Given request —
Leave out the pictures and repeat the data exactly.

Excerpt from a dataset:
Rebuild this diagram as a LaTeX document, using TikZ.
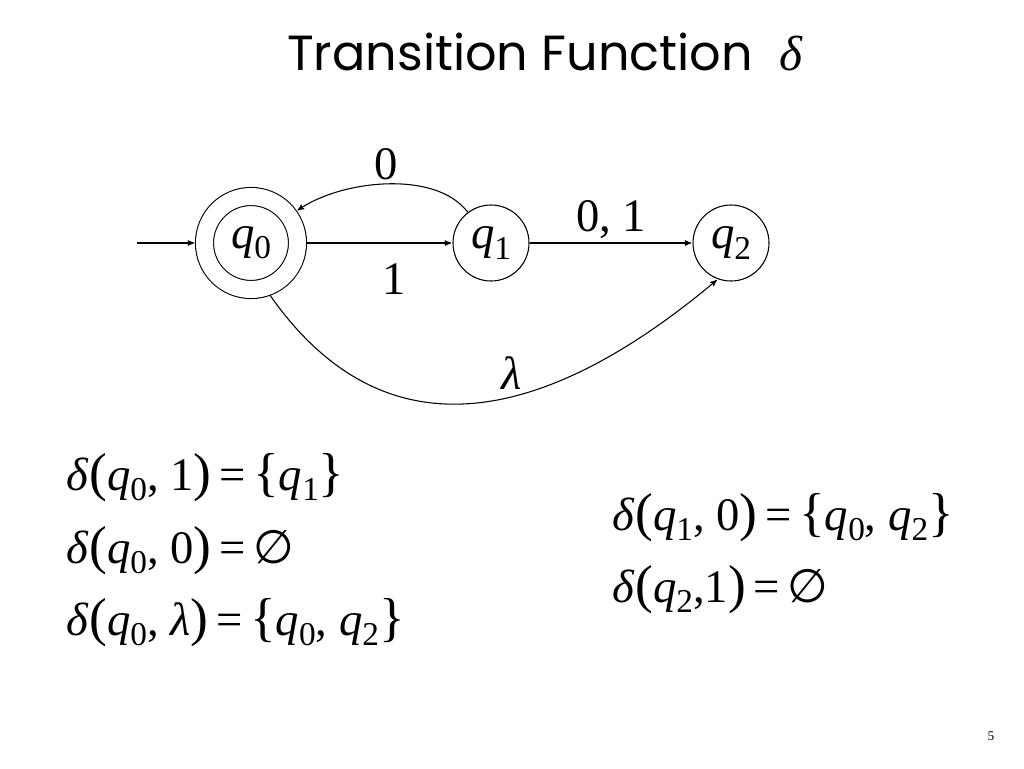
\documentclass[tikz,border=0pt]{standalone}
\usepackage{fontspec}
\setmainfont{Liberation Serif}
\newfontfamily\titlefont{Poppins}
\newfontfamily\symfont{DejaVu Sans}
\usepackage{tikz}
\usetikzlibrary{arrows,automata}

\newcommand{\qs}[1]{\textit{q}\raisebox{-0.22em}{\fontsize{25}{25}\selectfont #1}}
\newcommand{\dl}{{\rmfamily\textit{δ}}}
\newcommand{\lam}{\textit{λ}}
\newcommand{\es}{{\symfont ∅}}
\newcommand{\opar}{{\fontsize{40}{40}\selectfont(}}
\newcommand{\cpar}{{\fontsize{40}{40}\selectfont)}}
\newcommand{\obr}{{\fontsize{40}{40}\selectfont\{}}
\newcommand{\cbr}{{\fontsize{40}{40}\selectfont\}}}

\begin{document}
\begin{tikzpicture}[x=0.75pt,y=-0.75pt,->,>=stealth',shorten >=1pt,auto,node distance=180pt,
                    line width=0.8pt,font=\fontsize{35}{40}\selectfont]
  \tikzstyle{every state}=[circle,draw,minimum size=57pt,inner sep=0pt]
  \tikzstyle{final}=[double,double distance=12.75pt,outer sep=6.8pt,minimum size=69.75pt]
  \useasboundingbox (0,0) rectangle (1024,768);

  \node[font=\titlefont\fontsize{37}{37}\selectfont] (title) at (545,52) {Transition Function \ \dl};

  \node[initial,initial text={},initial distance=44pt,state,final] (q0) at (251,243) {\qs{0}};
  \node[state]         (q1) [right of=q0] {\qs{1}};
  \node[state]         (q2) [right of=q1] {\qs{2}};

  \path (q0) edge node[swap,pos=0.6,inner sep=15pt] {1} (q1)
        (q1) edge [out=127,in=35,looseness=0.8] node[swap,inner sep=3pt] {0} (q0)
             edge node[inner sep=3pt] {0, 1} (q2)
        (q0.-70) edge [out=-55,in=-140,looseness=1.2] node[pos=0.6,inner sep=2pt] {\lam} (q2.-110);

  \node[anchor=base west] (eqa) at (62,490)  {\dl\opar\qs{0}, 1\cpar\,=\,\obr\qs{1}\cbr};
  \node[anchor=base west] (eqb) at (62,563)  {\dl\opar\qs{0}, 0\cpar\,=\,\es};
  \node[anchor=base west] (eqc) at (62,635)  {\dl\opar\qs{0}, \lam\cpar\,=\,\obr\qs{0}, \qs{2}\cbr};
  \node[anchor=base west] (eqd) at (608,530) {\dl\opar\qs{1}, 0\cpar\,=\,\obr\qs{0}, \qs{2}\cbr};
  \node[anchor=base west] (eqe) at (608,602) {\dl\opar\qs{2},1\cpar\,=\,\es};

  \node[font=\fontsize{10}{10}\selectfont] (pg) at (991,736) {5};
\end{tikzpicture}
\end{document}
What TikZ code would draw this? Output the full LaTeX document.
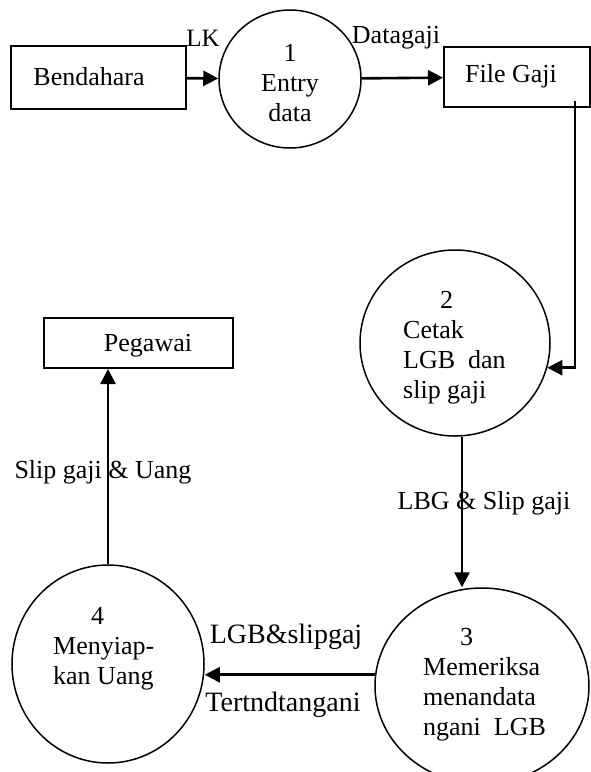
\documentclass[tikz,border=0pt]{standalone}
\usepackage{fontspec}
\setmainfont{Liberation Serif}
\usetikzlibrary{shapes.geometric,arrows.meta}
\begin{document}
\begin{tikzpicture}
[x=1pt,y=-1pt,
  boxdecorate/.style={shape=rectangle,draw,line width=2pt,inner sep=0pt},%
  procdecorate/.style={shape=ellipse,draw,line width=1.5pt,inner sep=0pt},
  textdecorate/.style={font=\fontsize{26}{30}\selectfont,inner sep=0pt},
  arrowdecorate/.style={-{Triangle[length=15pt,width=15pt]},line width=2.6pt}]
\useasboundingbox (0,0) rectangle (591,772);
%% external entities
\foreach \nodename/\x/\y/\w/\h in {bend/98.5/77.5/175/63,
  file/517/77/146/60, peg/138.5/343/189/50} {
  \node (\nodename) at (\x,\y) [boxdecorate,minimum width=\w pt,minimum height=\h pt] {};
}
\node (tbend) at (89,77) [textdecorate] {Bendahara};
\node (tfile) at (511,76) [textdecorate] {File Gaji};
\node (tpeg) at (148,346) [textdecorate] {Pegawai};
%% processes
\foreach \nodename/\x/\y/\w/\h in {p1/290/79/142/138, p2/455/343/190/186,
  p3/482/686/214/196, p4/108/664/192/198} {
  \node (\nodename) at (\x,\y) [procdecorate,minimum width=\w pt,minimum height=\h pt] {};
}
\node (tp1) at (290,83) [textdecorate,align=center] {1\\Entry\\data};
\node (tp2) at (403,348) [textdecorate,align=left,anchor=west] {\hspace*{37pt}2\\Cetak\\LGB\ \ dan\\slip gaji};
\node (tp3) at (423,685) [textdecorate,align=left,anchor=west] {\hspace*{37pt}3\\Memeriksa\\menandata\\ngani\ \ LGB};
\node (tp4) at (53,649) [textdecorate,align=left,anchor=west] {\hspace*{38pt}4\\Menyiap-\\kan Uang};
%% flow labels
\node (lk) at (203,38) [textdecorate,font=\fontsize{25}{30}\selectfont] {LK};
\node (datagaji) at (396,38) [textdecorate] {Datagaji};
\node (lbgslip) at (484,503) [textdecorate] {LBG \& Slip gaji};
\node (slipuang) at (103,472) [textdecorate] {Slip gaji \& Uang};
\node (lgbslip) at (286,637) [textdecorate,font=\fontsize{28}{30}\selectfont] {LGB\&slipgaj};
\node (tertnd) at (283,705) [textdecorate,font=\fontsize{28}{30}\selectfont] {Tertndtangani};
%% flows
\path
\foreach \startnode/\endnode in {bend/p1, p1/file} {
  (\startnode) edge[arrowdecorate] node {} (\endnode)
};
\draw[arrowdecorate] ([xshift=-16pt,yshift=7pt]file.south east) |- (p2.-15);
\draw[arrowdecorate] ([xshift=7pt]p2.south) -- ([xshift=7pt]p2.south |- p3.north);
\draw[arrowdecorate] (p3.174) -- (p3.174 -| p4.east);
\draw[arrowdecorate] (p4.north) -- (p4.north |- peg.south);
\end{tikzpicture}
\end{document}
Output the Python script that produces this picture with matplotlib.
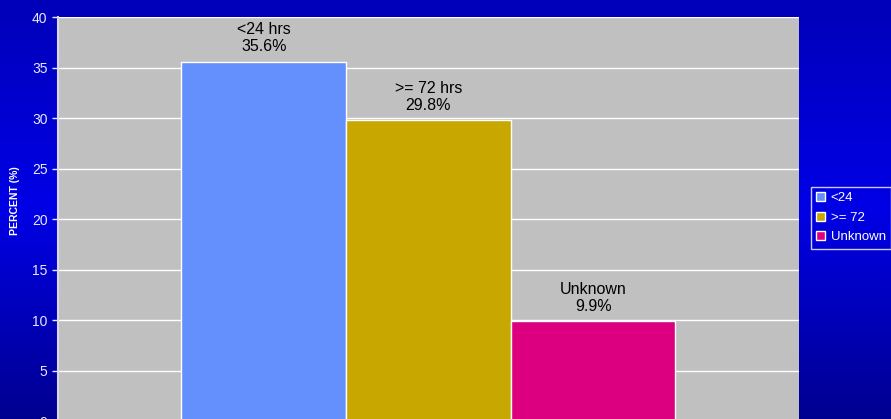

The output —
Rebuild this diagram as a LaTeX document, using TikZ.
\documentclass[tikz,border=0pt]{standalone}
\usepackage{fontspec}
\setmainfont{Liberation Serif}
\newfontfamily\titlefont{Poppins}
\newfontfamily\symfont{DejaVu Sans}
\usepackage{tikz}
\usetikzlibrary{arrows,automata}

\newcommand{\qs}[1]{\textit{q}\raisebox{-0.22em}{\fontsize{25}{25}\selectfont #1}}
\newcommand{\dl}{{\rmfamily\textit{δ}}}
\newcommand{\lam}{\textit{λ}}
\newcommand{\es}{{\symfont ∅}}
\newcommand{\opar}{{\fontsize{40}{40}\selectfont(}}
\newcommand{\cpar}{{\fontsize{40}{40}\selectfont)}}
\newcommand{\obr}{{\fontsize{40}{40}\selectfont\{}}
\newcommand{\cbr}{{\fontsize{40}{40}\selectfont\}}}

\begin{document}
\begin{tikzpicture}[x=0.75pt,y=-0.75pt,->,>=stealth',shorten >=1pt,auto,node distance=180pt,
                    line width=0.8pt,font=\fontsize{35}{40}\selectfont]
  \tikzstyle{every state}=[circle,draw,minimum size=57pt,inner sep=0pt]
  \tikzstyle{final}=[double,double distance=12.75pt,outer sep=6.8pt,minimum size=69.75pt]
  \useasboundingbox (0,0) rectangle (1024,768);

  \node[font=\titlefont\fontsize{37}{37}\selectfont] (title) at (545,52) {Transition Function \ \dl};

  \node[initial,initial text={},initial distance=44pt,state,final] (q0) at (251,243) {\qs{0}};
  \node[state]         (q1) [right of=q0] {\qs{1}};
  \node[state]         (q2) [right of=q1] {\qs{2}};

  \path (q0) edge node[swap,pos=0.6,inner sep=15pt] {1} (q1)
        (q1) edge [out=127,in=35,looseness=0.8] node[swap,inner sep=3pt] {0} (q0)
             edge node[inner sep=3pt] {0, 1} (q2)
        (q0.-70) edge [out=-55,in=-140,looseness=1.2] node[pos=0.6,inner sep=2pt] {\lam} (q2.-110);

  \node[anchor=base west] (eqa) at (62,490)  {\dl\opar\qs{0}, 1\cpar\,=\,\obr\qs{1}\cbr};
  \node[anchor=base west] (eqb) at (62,563)  {\dl\opar\qs{0}, 0\cpar\,=\,\es};
  \node[anchor=base west] (eqc) at (62,635)  {\dl\opar\qs{0}, \lam\cpar\,=\,\obr\qs{0}, \qs{2}\cbr};
  \node[anchor=base west] (eqd) at (608,530) {\dl\opar\qs{1}, 0\cpar\,=\,\obr\qs{0}, \qs{2}\cbr};
  \node[anchor=base west] (eqe) at (608,602) {\dl\opar\qs{2},1\cpar\,=\,\es};

  \node[font=\fontsize{10}{10}\selectfont] (pg) at (991,736) {5};
\end{tikzpicture}
\end{document}
What TikZ code would draw this? Output the full LaTeX document.
\documentclass[tikz,border=0pt]{standalone}
\usepackage{fontspec}
\setmainfont{Liberation Serif}
\usetikzlibrary{shapes.geometric,arrows.meta}
\begin{document}
\begin{tikzpicture}
[x=1pt,y=-1pt,
  boxdecorate/.style={shape=rectangle,draw,line width=2pt,inner sep=0pt},%
  procdecorate/.style={shape=ellipse,draw,line width=1.5pt,inner sep=0pt},
  textdecorate/.style={font=\fontsize{26}{30}\selectfont,inner sep=0pt},
  arrowdecorate/.style={-{Triangle[length=15pt,width=15pt]},line width=2.6pt}]
\useasboundingbox (0,0) rectangle (591,772);
%% external entities
\foreach \nodename/\x/\y/\w/\h in {bend/98.5/77.5/175/63,
  file/517/77/146/60, peg/138.5/343/189/50} {
  \node (\nodename) at (\x,\y) [boxdecorate,minimum width=\w pt,minimum height=\h pt] {};
}
\node (tbend) at (89,77) [textdecorate] {Bendahara};
\node (tfile) at (511,76) [textdecorate] {File Gaji};
\node (tpeg) at (148,346) [textdecorate] {Pegawai};
%% processes
\foreach \nodename/\x/\y/\w/\h in {p1/290/79/142/138, p2/455/343/190/186,
  p3/482/686/214/196, p4/108/664/192/198} {
  \node (\nodename) at (\x,\y) [procdecorate,minimum width=\w pt,minimum height=\h pt] {};
}
\node (tp1) at (290,83) [textdecorate,align=center] {1\\Entry\\data};
\node (tp2) at (403,348) [textdecorate,align=left,anchor=west] {\hspace*{37pt}2\\Cetak\\LGB\ \ dan\\slip gaji};
\node (tp3) at (423,685) [textdecorate,align=left,anchor=west] {\hspace*{37pt}3\\Memeriksa\\menandata\\ngani\ \ LGB};
\node (tp4) at (53,649) [textdecorate,align=left,anchor=west] {\hspace*{38pt}4\\Menyiap-\\kan Uang};
%% flow labels
\node (lk) at (203,38) [textdecorate,font=\fontsize{25}{30}\selectfont] {LK};
\node (datagaji) at (396,38) [textdecorate] {Datagaji};
\node (lbgslip) at (484,503) [textdecorate] {LBG \& Slip gaji};
\node (slipuang) at (103,472) [textdecorate] {Slip gaji \& Uang};
\node (lgbslip) at (286,637) [textdecorate,font=\fontsize{28}{30}\selectfont] {LGB\&slipgaj};
\node (tertnd) at (283,705) [textdecorate,font=\fontsize{28}{30}\selectfont] {Tertndtangani};
%% flows
\path
\foreach \startnode/\endnode in {bend/p1, p1/file} {
  (\startnode) edge[arrowdecorate] node {} (\endnode)
};
\draw[arrowdecorate] ([xshift=-16pt,yshift=7pt]file.south east) |- (p2.-15);
\draw[arrowdecorate] ([xshift=7pt]p2.south) -- ([xshift=7pt]p2.south |- p3.north);
\draw[arrowdecorate] (p3.174) -- (p3.174 -| p4.east);
\draw[arrowdecorate] (p4.north) -- (p4.north |- peg.south);
\end{tikzpicture}
\end{document}
Output the Python script that produces this picture with matplotlib.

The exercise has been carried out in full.